Is this a trick question? :D

David Apatoff said...

Matthew Harwood-- it wasn't generally that kind of correspondence. However, when I wrote him that my childhood dream was to become an artist but that his books persuaded me the responsible thing was to study science and work on international regulation of nuclear materials, he responded, "I shall take full credit for your conversion but don't blame me if you are disappointed."

Antonio Araujo-- I agree that society imposes constraints on us all, but I think most people would agree that men had a better deal during that era than women. It is possible that John became a famous artist while all the women art students around him ended up raising babies and living in tents out on the heath because he was talented and they were not. However, I don't think that explanation is compelled by comparing John's work with Gwen's.

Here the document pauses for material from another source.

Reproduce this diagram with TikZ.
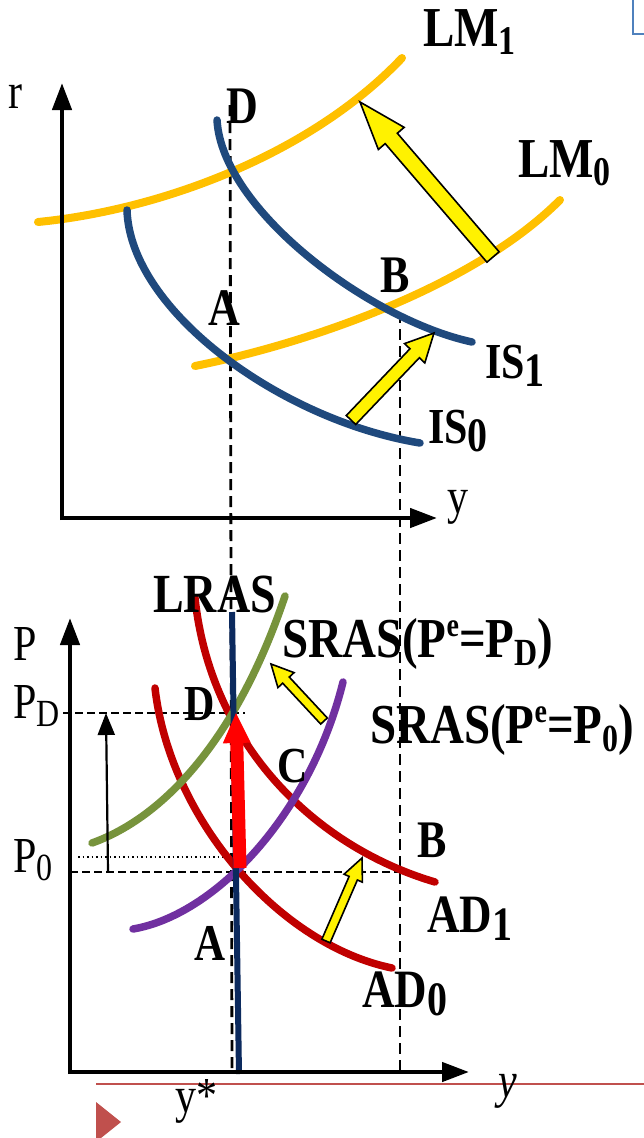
\documentclass[tikz,border=0pt]{standalone}
\usepackage{fontspec}
\setmainfont{Liberation Serif}
\usepackage{graphicx}
\usetikzlibrary{calc,arrows.meta}
\definecolor{lmcol}{HTML}{FFC000}
\definecolor{iscol}{HTML}{1F497D}
\definecolor{lrascol}{HTML}{0C2A5E}
\definecolor{adcol}{HTML}{C00000}
\definecolor{purplecol}{HTML}{7030A0}
\definecolor{greencol}{HTML}{77933C}
\definecolor{slidered}{HTML}{C0504D}
\definecolor{slideblue}{HTML}{4F81BD}
\newcommand\vst[1]{\scalebox{1}[1.2]{#1}}
\newcommand\lsb[2]{\raisebox{-7pt}{\fontsize{#1}{#1}\selectfont #2}}
\newcommand\lsp[1]{\raisebox{17pt}{\fontsize{28}{28}\selectfont #1}}
\newcommand\blkarrow[6]{%
  \coordinate (#1-h) at ($(#2)!#5!(#1)$);
  \filldraw[#6] ($(#1)!#3!90:(#2)$) -- ($(#1-h)!#3!-90:(#1)$) -- ($(#1-h)!#4!-90:(#1)$) -- (#2) -- ($(#1-h)!#4!90:(#1)$) -- ($(#1-h)!#3!90:(#1)$) -- ($(#1)!#3!-90:(#2)$) -- cycle;}
\tikzset{
  blbl/.style={inner sep=0pt, anchor=base west, font=\fontsize{#1}{#1}\selectfont\bfseries},
  blbl/.default=44,
  rlbl/.style={inner sep=0pt, anchor=base west, font=\fontsize{42}{42}\selectfont},
  curve/.style={line width=7.5pt, line cap=round},
  dashln/.style={line width=2.8pt, dash pattern=on 11pt off 6pt},
  axisln/.style={line width=4.5pt, -{Triangle[length=27pt,width=19pt]}},
  yarrow/.style={fill=yellow, draw=black, line width=1.6pt, line join=miter},
  rarrow/.style={fill=red, draw=none},
}
\begin{document}
\begin{tikzpicture}[x=1pt,y=-1pt]
\useasboundingbox (0,0) rectangle (643,1138);
\fill[white] (0,0) rectangle (643,1138);

% slide decorations
\draw[slideblue, line width=2.5pt] (645,34) -- (633,34) -- (633,-3);
\coordinate (rl1) at (96,1084); \coordinate (rl2) at (645,1084);
\draw[slidered, line width=1.8pt] (rl1) -- (rl2);
\fill[slidered] (96,1102) -- (121,1122) -- (96,1142) -- cycle;

% dashed guide lines
\coordinate (dA1) at (230,105); \coordinate (dA2) at (232,1072);
\draw[dashln] (dA1) -- (dA2);
\coordinate (dB1) at (400,312); \coordinate (dB2) at (400,1072);
\draw[dashln] (dB1) -- (dB2);
\coordinate (hD1) at (63,713); \coordinate (hD2) at (245,713);
\draw[line width=1.8pt, dash pattern=on 8pt off 4pt] (hD1) -- (hD2);
\coordinate (h01) at (70,872); \coordinate (h02) at (400,872);
\draw[line width=1.8pt, dash pattern=on 8pt off 4pt] (h01) -- (h02);
\coordinate (hd1) at (78,857); \coordinate (hd2) at (232,857);
\draw[line width=1.3pt, dash pattern=on 1.5pt off 3pt] (hd1) -- (hd2);

% top panel curves
\draw[curve, lmcol, line width=8pt] (38,222) .. controls (160,210) and (310,155) .. (402,58);
\draw[curve, lmcol, line width=8pt] (195,366) .. controls (300,345) and (470,290) .. (560,200);
\draw[curve, iscol] (127,210) .. controls (130,310) and (280,420) .. (420,443);
\draw[curve, iscol] (217,120) .. controls (222,210) and (370,320) .. (472,342);

% bottom panel curves
\draw[curve, adcol] (155,688) .. controls (170,820) and (280,945) .. (392,968);
\draw[curve, adcol] (195,598) .. controls (210,740) and (310,845) .. (435,882);
\draw[curve, purplecol] (133,929) .. controls (215,915) and (310,815) .. (343,682);
\draw[curve, greencol] (92,843) .. controls (170,815) and (240,730) .. (285,596);
\coordinate (lr1) at (232,612); \coordinate (lr2) at (239,1074);
\draw[lrascol, line width=6pt] (lr1) -- (lr2);

% shift arrows
\coordinate (rat) at (240,868); \coordinate (rah) at (236,713);
\blkarrow{rat}{rah}{6.5pt}{14pt}{30pt}{rarrow}
\coordinate (ya1t) at (351,420); \coordinate (ya1h) at (434,333);
\blkarrow{ya1t}{ya1h}{6.5pt}{14pt}{28pt}{yarrow}
\coordinate (ya2t) at (493,257); \coordinate (ya2h) at (360,102);
\blkarrow{ya2t}{ya2h}{8pt}{17pt}{48pt}{yarrow}
\coordinate (ya3t) at (324,721); \coordinate (ya3h) at (271,664);
\blkarrow{ya3t}{ya3h}{4.5pt}{11pt}{22pt}{yarrow}
\coordinate (ya4t) at (326,941); \coordinate (ya4h) at (362,858);
\blkarrow{ya4t}{ya4h}{4.5pt}{10pt}{22pt}{yarrow}
\coordinate (pa1) at (108,872); \coordinate (pa2) at (106,713);
\draw[line width=2.2pt, -{Triangle[length=22pt,width=17pt]}] (pa1) -- (pa2);

% axes
\coordinate (o1) at (62,520); \coordinate (rt) at (62,83);
\coordinate (o1b) at (60,518); \coordinate (yt1) at (437,518);
\draw[axisln] (o1) -- (rt);
\draw[axisln] (o1b) -- (yt1);
\coordinate (o2) at (70,1074); \coordinate (pt) at (70,618);
\coordinate (o2b) at (68,1072); \coordinate (yt2) at (469,1072);
\draw[axisln] (o2) -- (pt);
\draw[axisln] (o2b) -- (yt2);

% labels top
\node[rlbl] (rlab) at (8,108) {\vst{r}};
\node[rlbl] (ylab1) at (447,513) {\vst{y}};
\node[blbl=47] (lm1) at (423,46) {\vst{LM\lsb{34}{1}}};
\node[blbl=47] (lm0) at (518,177) {\vst{LM\lsb{34}{0}}};
\node[blbl=44] (Dt) at (226,123) {\vst{D}};
\node[blbl=44] (At) at (208,325) {\vst{A}};
\node[blbl=44] (Bt) at (380,292) {\vst{B}};
\node[blbl=42] (is1) at (485,378) {\vst{IS\lsb{40}{1}}};
\node[blbl=42] (is0) at (428,443) {\vst{IS\lsb{40}{0}}};

% labels bottom
\node[rlbl] (Plab) at (13,660) {\vst{P}};
\node[rlbl] (PDlab) at (13,718) {\vst{P\lsb{32}{D}}};
\node[rlbl] (P0lab) at (13,872) {\vst{P\lsb{32}{0}}};
\node[blbl=46] (lras) at (153,612) {\vst{LRAS}};
\node[blbl=47] (srasd) at (282,657) {\vst{SRAS(P\lsp{e}=P\lsb{32}{D})}};
\node[blbl=47] (sras0) at (370,743) {\vst{SRAS(P\lsp{e}=P\lsb{32}{0})}};
\node[blbl=42] (Db) at (184,720) {\vst{D}};
\node[blbl=42] (Cb) at (277,782) {\vst{C}};
\node[blbl=44] (Bb) at (417,857) {\vst{B}};
\node[blbl=43] (Ab) at (194,960) {\vst{A}};
\node[blbl=45] (ad1) at (427,932) {\vst{AD\lsb{40}{1}}};
\node[blbl=45] (ad0) at (362,1007) {\vst{AD\lsb{40}{0}}};
\node[rlbl] (ystar) at (175,1112) {\vst{y*}};
\node[rlbl, font=\fontsize{42}{42}\selectfont\itshape] (ylab2) at (498,1097) {\vst{y}};
\end{tikzpicture}
\end{document}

Gwen and Dorelia's walk to Rome reminds me of another woman artist's famous walk to Rome: the dada artist Hannah Hoch belonged to the (mostly male) Berlin dada group, which belittled her work and dismissed her as "the good girl." Although the dadaists proclaimed support for women's emancipation, they treated women artists as second rate. Hannah ended up as the mistress of (married) dadaist Raoul Hausmann who treated her badly. When she reminded him of his promise that he would leave his wife, he beat her, so she walked from Munich to Rome in 1922 to get away from him. Perhaps her decision to be with Hausmann in the first place was consensual, but perhaps she just had a worse set of choices than the men of her era.

"Would any woman stay with a guy out of the kindness of her heart, if she could have another one she preferred?" Gosh, I'm depending on it.

António Araújo said...

David,

>Gosh, I'm depending on it.

You are a flatterer, that's what you are. :) But though the lady in question should be pleased by your vain protestations, she knows, and you know, that women are ruthless in matters of affection. She stays with you only as long as she sees in you what she wants and loves. Which is good. These are not matters where charity should have a place.

What we may sometimes be thankful for, when we are lucky beyond our hopes and merits, is not the charity of women, but the fact that their preferences may sometimes be not as wise or rational as they might.

> but I think most people would >agree that men had a better deal >during that era than women.

I wasn't disagreeing with that part of your post. The social and professionals limitations imposed on women at the time are more than obvious. My argument relates only to whether John was such a "jerk", in his romantic relations with them, as far as the specifics go. Certainly you can point to aspects where he was opressive, where his expectiations were limiting, but the question is whether he is a "jerk" regarding the points where he differs from the attitudes of the time, not regarding those points where he was behaving like any other man of his age.

Also, any man who incites women into "hot lesbian action" (and I think I speak for the generality of this assembly) can safely be regarded a benefactor of mankind. :)

David Apatoff said...

Antonio Araujo-- whether or not you "speak for the generality of this assembly" I am guessing they will be hiding a safe distance behind you when you do.